A cruz escondida

Apoio aos seminaristas da Ucrânia é vital para o futuro da Igreja

Semente de fé

Ainda hoje é quase impossível esquecer os tempos duros de perseguição aos cristãos na era soviética. Na Ucrânia, persistem ainda memórias dos longos dias em que a fé era vivida em segredo. Apesar dos riscos e das ameaças, nunca nesses anos negros a Igreja deixou de formar seminaristas.
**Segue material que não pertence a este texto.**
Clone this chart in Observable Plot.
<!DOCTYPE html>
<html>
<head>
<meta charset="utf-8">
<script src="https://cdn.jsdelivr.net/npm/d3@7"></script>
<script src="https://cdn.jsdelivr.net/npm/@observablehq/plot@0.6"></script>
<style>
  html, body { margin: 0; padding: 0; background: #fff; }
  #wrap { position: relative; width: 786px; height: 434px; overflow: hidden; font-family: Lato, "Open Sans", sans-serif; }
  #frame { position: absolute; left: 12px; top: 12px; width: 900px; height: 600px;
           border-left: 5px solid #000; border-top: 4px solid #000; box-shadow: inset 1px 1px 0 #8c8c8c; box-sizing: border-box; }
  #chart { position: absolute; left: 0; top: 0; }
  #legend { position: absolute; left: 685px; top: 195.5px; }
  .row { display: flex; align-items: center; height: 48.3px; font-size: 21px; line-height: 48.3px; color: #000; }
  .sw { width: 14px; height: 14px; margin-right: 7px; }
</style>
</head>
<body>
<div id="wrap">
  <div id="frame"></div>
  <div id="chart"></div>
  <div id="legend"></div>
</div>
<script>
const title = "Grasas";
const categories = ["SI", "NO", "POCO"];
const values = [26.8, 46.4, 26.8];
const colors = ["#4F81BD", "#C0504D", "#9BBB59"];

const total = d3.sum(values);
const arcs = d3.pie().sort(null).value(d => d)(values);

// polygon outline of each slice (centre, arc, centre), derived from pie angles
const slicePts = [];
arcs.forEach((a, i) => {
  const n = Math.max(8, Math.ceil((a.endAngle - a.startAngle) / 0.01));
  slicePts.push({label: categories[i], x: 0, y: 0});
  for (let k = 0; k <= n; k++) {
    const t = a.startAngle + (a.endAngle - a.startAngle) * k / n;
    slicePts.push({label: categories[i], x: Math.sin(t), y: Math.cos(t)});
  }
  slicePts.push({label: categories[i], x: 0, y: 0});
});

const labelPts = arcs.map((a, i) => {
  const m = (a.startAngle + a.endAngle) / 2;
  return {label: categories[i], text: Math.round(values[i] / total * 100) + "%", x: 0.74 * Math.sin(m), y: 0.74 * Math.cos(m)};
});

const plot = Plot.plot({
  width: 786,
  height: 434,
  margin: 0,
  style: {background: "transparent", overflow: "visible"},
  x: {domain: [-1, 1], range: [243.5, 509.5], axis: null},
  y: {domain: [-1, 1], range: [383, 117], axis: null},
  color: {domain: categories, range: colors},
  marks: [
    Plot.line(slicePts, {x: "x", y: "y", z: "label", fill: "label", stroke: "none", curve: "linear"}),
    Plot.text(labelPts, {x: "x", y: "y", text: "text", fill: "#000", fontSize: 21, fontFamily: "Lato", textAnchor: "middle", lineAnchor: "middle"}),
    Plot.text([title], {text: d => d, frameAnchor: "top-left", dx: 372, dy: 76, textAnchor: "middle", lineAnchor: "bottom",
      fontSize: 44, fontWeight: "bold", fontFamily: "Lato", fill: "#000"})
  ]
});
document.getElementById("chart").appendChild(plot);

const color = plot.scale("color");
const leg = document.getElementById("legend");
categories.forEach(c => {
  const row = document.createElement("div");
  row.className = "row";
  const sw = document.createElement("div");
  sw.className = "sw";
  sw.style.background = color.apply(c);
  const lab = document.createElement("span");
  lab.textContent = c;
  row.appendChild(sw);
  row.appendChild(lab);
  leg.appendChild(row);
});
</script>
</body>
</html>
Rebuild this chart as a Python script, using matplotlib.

Ucrânia. Ainda hoje há quem se comova ao recordar os seminários clandestinos, as missas ditas em surdina, os anos de fome decretados por Moscovo como se fosse um castigo… D. Svyastoslav Shevchuk era ainda muito jovem quando decidiu que queria seguir a vida religiosa, queria ser sacerdote. Eram tempos duros os que se viviam então na Ucrânia, um dos países da União Soviética. A perseguição implacável do regime comunista não poupou ninguém. Muito menos a Igreja. Por isso, na memória do Arcebispo-Maior da Igreja Greco-Católica da Ucrânia, está presente com enorme nitidez o dia em que um padre foi a casa dos seus pais para celebrar a Missa. Ainda hoje, quando recorda esse padre, Shevchuk fala em “exemplo notável da vida sacerdotal na Igreja perseguida”. Era proibido mas o padre não teve medo e foi. Arriscou tudo. Até a prisão, a tortura, ser enviado para os tenebrosos ‘gulags’, os campos de concentração. Mas foi. E Shevchuk tomou por causa desse exemplo de coragem a decisão que iria mudar a sua vida para sempre. “Decidi ser como ele. Foi a primeira vez que pensei em me tornar padre.” Foi uma decisão arriscada. A Ucrânia vivia tempos muito duros. Os fiéis eram forçados a viver a sua fé em segredo. As Igrejas foram perseguidas, muitos templos passaram para as mãos do Estado, não havendo lugar que escapasse ao punho de ferro imposto por Moscovo. O sofrimento dos ucranianos foi brutal. Até fome chegaram a passar. Em novembro do ano passado, o Papa Francisco lembrou uma das campanhas impostas por Estaline e que dizimou milhões de pessoas na Ucrânia. Foi o Holodomor. O extermínio pela fome. O Papa recordou esses tempos como uma “imagem dolorosa”, pedindo que “tais tragédias não se repitam”. Foi principalmente entre os anos de 1932 e 1933. A Ucrânia funcionava como uma espécie de celeiro e Estaline decidiu desviar praticamente toda a produção para alimentar a União Soviética. Calcula-se que terão morrido de fome cerca de 5 milhões de pessoas.

 

Esconder a fé

Foi neste ambiente de perseguição impiedosa que Shevchuk decidiu que queria ser sacerdote para o resto da sua vida. “Pertenci à comunidade do seminário clandestino durante a era comunista”, recorda. “Foi um tempo de perseguição e nós tivemos de esconder a nossa fé.” Foi também um tempo de crescimento. O ambiente de perseguição trouxe uma consciência de pertença mais robusta. Alimentou a própria comunidade. D. Svyastoslav Shevchuk estudou graças também à Fundação AIS. Foi um dos inúmeros seminaristas apoiados directamente graças à generosidade dos benfeitores da Ajuda à Igreja que Sofre. Hoje, D. Svyastoslav,  líder da Igreja Greco Católica da Ucrânia, representa cerca de cinco milhões de fiéis em todo o mundo. São católicos de rito bizantino e estão em comunhão com o Papa. D. Svyastoslav é também o responsável principal pela formação de todos os seminaristas da Ucrânia. É uma tarefa essencial para preservar a própria existência da comunidade. “Hoje, estamos muito necessitados de verdadeiros pastores que realmente façam parte da vida das pessoas e as acompanhem”, diz-nos o Arcebispo, acrescentando: “Depois de todos aqueles anos, olhando para os nossos seminaristas, fico feliz por vê-los viverem as suas vocações sem qualquer medo”. A ligação da Fundação AIS à Igreja ucraniana continua mesmo depois do colapso da União Soviética. Os tempos são diferentes mas persistem as dificuldades. Durante a ditadura soviética a Igreja foi espoliada dos seus bens e hoje necessita de apoio para continuar a realizar a sua missão. A ajuda que continua a ser dada aos seminaristas ucranianos pela Fundação AIS é uma semente de fé que vai alimentar seguramente a Igreja no futuro.